■ **INPUT ROWS**
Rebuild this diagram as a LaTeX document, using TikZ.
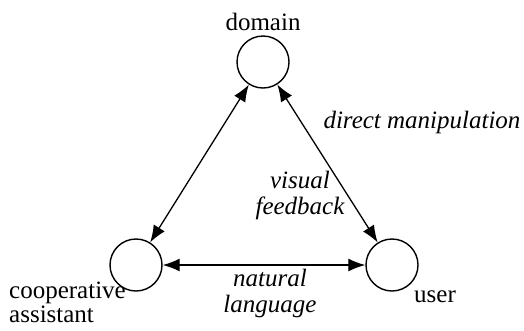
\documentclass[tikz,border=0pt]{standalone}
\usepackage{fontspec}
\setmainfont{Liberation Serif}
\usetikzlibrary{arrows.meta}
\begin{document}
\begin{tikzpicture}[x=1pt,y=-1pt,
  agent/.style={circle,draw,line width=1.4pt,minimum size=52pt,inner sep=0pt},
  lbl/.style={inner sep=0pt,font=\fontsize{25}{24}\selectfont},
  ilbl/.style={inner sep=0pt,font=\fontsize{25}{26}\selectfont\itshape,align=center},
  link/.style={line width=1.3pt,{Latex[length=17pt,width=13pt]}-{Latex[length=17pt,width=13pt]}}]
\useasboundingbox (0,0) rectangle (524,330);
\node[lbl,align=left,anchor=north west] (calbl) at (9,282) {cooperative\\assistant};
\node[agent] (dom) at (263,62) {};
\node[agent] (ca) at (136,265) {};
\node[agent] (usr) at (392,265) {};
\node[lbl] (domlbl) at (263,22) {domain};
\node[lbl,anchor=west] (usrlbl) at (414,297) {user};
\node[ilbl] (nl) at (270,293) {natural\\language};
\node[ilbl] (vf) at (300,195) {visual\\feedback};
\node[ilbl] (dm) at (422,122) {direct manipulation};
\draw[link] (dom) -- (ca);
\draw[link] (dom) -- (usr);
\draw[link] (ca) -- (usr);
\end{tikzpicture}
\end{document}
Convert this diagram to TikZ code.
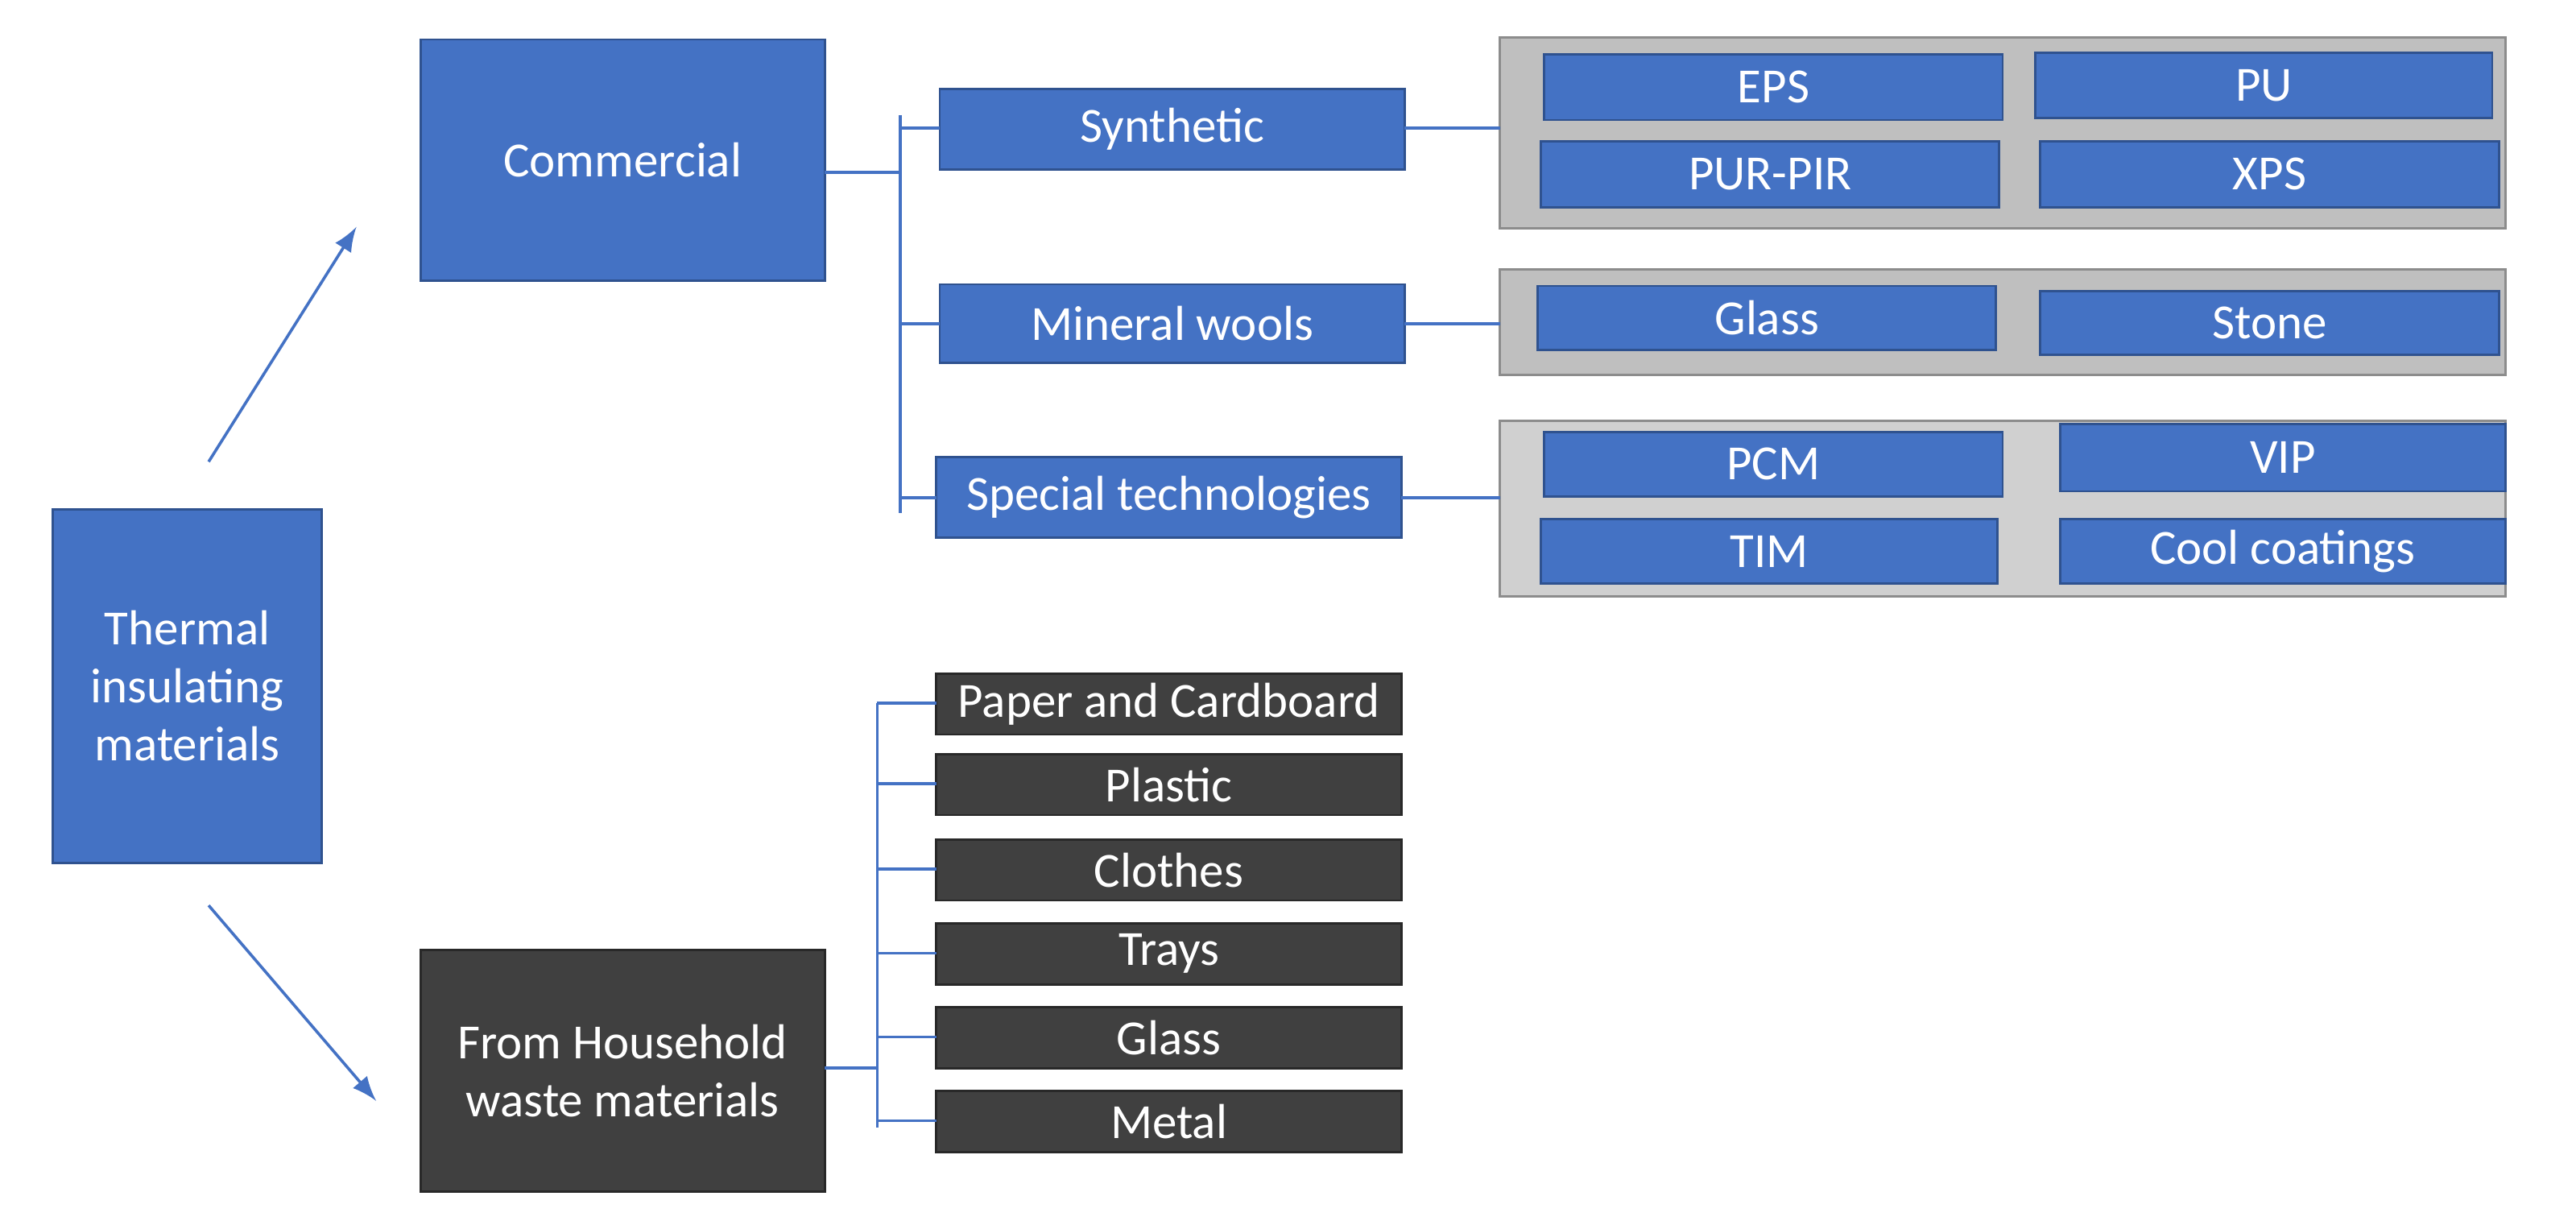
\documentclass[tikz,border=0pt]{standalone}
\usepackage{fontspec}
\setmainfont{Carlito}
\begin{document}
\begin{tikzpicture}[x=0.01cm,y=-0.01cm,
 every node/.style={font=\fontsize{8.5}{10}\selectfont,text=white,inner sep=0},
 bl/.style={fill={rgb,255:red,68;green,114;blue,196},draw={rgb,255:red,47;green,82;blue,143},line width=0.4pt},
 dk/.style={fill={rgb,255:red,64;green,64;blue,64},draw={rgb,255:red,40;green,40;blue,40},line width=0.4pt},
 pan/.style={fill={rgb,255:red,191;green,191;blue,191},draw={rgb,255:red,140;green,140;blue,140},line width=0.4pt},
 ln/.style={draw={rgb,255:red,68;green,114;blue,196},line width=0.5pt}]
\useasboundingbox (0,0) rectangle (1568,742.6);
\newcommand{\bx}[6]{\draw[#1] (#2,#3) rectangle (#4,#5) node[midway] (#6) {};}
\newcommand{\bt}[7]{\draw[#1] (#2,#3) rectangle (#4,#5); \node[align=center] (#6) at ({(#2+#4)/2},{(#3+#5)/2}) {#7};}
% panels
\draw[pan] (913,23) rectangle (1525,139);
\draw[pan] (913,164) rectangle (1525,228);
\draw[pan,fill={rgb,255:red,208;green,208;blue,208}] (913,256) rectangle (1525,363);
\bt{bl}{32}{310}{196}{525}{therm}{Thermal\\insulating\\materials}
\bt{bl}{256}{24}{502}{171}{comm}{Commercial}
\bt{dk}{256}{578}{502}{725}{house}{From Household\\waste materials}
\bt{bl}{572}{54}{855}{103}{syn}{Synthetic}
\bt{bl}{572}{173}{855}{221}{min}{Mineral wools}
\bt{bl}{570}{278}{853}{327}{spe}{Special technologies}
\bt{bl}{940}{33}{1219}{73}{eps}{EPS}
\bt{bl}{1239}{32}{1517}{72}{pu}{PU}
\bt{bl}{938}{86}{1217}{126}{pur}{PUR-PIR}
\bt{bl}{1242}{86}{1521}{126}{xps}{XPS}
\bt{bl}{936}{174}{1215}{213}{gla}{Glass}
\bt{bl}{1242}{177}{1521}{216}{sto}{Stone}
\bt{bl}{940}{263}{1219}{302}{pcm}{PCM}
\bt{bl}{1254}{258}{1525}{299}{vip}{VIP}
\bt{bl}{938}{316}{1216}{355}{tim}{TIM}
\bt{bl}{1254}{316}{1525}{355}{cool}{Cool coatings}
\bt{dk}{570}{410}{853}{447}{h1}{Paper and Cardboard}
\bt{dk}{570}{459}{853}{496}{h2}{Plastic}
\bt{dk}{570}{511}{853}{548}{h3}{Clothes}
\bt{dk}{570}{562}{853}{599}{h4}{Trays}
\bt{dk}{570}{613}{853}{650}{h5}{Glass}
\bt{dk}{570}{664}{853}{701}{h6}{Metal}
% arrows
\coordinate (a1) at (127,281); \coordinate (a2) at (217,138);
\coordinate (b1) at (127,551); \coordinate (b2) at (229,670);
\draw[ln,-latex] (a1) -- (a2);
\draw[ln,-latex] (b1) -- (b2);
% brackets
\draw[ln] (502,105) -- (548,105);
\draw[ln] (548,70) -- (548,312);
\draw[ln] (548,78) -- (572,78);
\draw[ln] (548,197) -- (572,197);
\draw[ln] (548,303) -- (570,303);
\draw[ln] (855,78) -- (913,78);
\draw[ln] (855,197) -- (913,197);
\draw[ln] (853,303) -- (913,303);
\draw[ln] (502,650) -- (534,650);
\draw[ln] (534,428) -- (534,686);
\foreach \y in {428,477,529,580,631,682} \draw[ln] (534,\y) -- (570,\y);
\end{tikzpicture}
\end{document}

■ **OBJECTIVE**
Quote every entry exactly, with the pictures omitted.

■ **RESULT FOR THIS TASK**
Rebuild this diagram as a LaTeX document, using TikZ.
\documentclass[tikz,border=0pt]{standalone}
\usepackage{fontspec}
\setmainfont{Liberation Serif}
\usetikzlibrary{arrows.meta}
\begin{document}
\begin{tikzpicture}[x=1pt,y=-1pt,
  agent/.style={circle,draw,line width=1.4pt,minimum size=52pt,inner sep=0pt},
  lbl/.style={inner sep=0pt,font=\fontsize{25}{24}\selectfont},
  ilbl/.style={inner sep=0pt,font=\fontsize{25}{26}\selectfont\itshape,align=center},
  link/.style={line width=1.3pt,{Latex[length=17pt,width=13pt]}-{Latex[length=17pt,width=13pt]}}]
\useasboundingbox (0,0) rectangle (524,330);
\node[lbl,align=left,anchor=north west] (calbl) at (9,282) {cooperative\\assistant};
\node[agent] (dom) at (263,62) {};
\node[agent] (ca) at (136,265) {};
\node[agent] (usr) at (392,265) {};
\node[lbl] (domlbl) at (263,22) {domain};
\node[lbl,anchor=west] (usrlbl) at (414,297) {user};
\node[ilbl] (nl) at (270,293) {natural\\language};
\node[ilbl] (vf) at (300,195) {visual\\feedback};
\node[ilbl] (dm) at (422,122) {direct manipulation};
\draw[link] (dom) -- (ca);
\draw[link] (dom) -- (usr);
\draw[link] (ca) -- (usr);
\end{tikzpicture}
\end{document}
Convert this diagram to TikZ code.
\documentclass[tikz,border=0pt]{standalone}
\usepackage{fontspec}
\setmainfont{Carlito}
\begin{document}
\begin{tikzpicture}[x=0.01cm,y=-0.01cm,
 every node/.style={font=\fontsize{8.5}{10}\selectfont,text=white,inner sep=0},
 bl/.style={fill={rgb,255:red,68;green,114;blue,196},draw={rgb,255:red,47;green,82;blue,143},line width=0.4pt},
 dk/.style={fill={rgb,255:red,64;green,64;blue,64},draw={rgb,255:red,40;green,40;blue,40},line width=0.4pt},
 pan/.style={fill={rgb,255:red,191;green,191;blue,191},draw={rgb,255:red,140;green,140;blue,140},line width=0.4pt},
 ln/.style={draw={rgb,255:red,68;green,114;blue,196},line width=0.5pt}]
\useasboundingbox (0,0) rectangle (1568,742.6);
\newcommand{\bx}[6]{\draw[#1] (#2,#3) rectangle (#4,#5) node[midway] (#6) {};}
\newcommand{\bt}[7]{\draw[#1] (#2,#3) rectangle (#4,#5); \node[align=center] (#6) at ({(#2+#4)/2},{(#3+#5)/2}) {#7};}
% panels
\draw[pan] (913,23) rectangle (1525,139);
\draw[pan] (913,164) rectangle (1525,228);
\draw[pan,fill={rgb,255:red,208;green,208;blue,208}] (913,256) rectangle (1525,363);
\bt{bl}{32}{310}{196}{525}{therm}{Thermal\\insulating\\materials}
\bt{bl}{256}{24}{502}{171}{comm}{Commercial}
\bt{dk}{256}{578}{502}{725}{house}{From Household\\waste materials}
\bt{bl}{572}{54}{855}{103}{syn}{Synthetic}
\bt{bl}{572}{173}{855}{221}{min}{Mineral wools}
\bt{bl}{570}{278}{853}{327}{spe}{Special technologies}
\bt{bl}{940}{33}{1219}{73}{eps}{EPS}
\bt{bl}{1239}{32}{1517}{72}{pu}{PU}
\bt{bl}{938}{86}{1217}{126}{pur}{PUR-PIR}
\bt{bl}{1242}{86}{1521}{126}{xps}{XPS}
\bt{bl}{936}{174}{1215}{213}{gla}{Glass}
\bt{bl}{1242}{177}{1521}{216}{sto}{Stone}
\bt{bl}{940}{263}{1219}{302}{pcm}{PCM}
\bt{bl}{1254}{258}{1525}{299}{vip}{VIP}
\bt{bl}{938}{316}{1216}{355}{tim}{TIM}
\bt{bl}{1254}{316}{1525}{355}{cool}{Cool coatings}
\bt{dk}{570}{410}{853}{447}{h1}{Paper and Cardboard}
\bt{dk}{570}{459}{853}{496}{h2}{Plastic}
\bt{dk}{570}{511}{853}{548}{h3}{Clothes}
\bt{dk}{570}{562}{853}{599}{h4}{Trays}
\bt{dk}{570}{613}{853}{650}{h5}{Glass}
\bt{dk}{570}{664}{853}{701}{h6}{Metal}
% arrows
\coordinate (a1) at (127,281); \coordinate (a2) at (217,138);
\coordinate (b1) at (127,551); \coordinate (b2) at (229,670);
\draw[ln,-latex] (a1) -- (a2);
\draw[ln,-latex] (b1) -- (b2);
% brackets
\draw[ln] (502,105) -- (548,105);
\draw[ln] (548,70) -- (548,312);
\draw[ln] (548,78) -- (572,78);
\draw[ln] (548,197) -- (572,197);
\draw[ln] (548,303) -- (570,303);
\draw[ln] (855,78) -- (913,78);
\draw[ln] (855,197) -- (913,197);
\draw[ln] (853,303) -- (913,303);
\draw[ln] (502,650) -- (534,650);
\draw[ln] (534,428) -- (534,686);
\foreach \y in {428,477,529,580,631,682} \draw[ln] (534,\y) -- (570,\y);
\end{tikzpicture}
\end{document}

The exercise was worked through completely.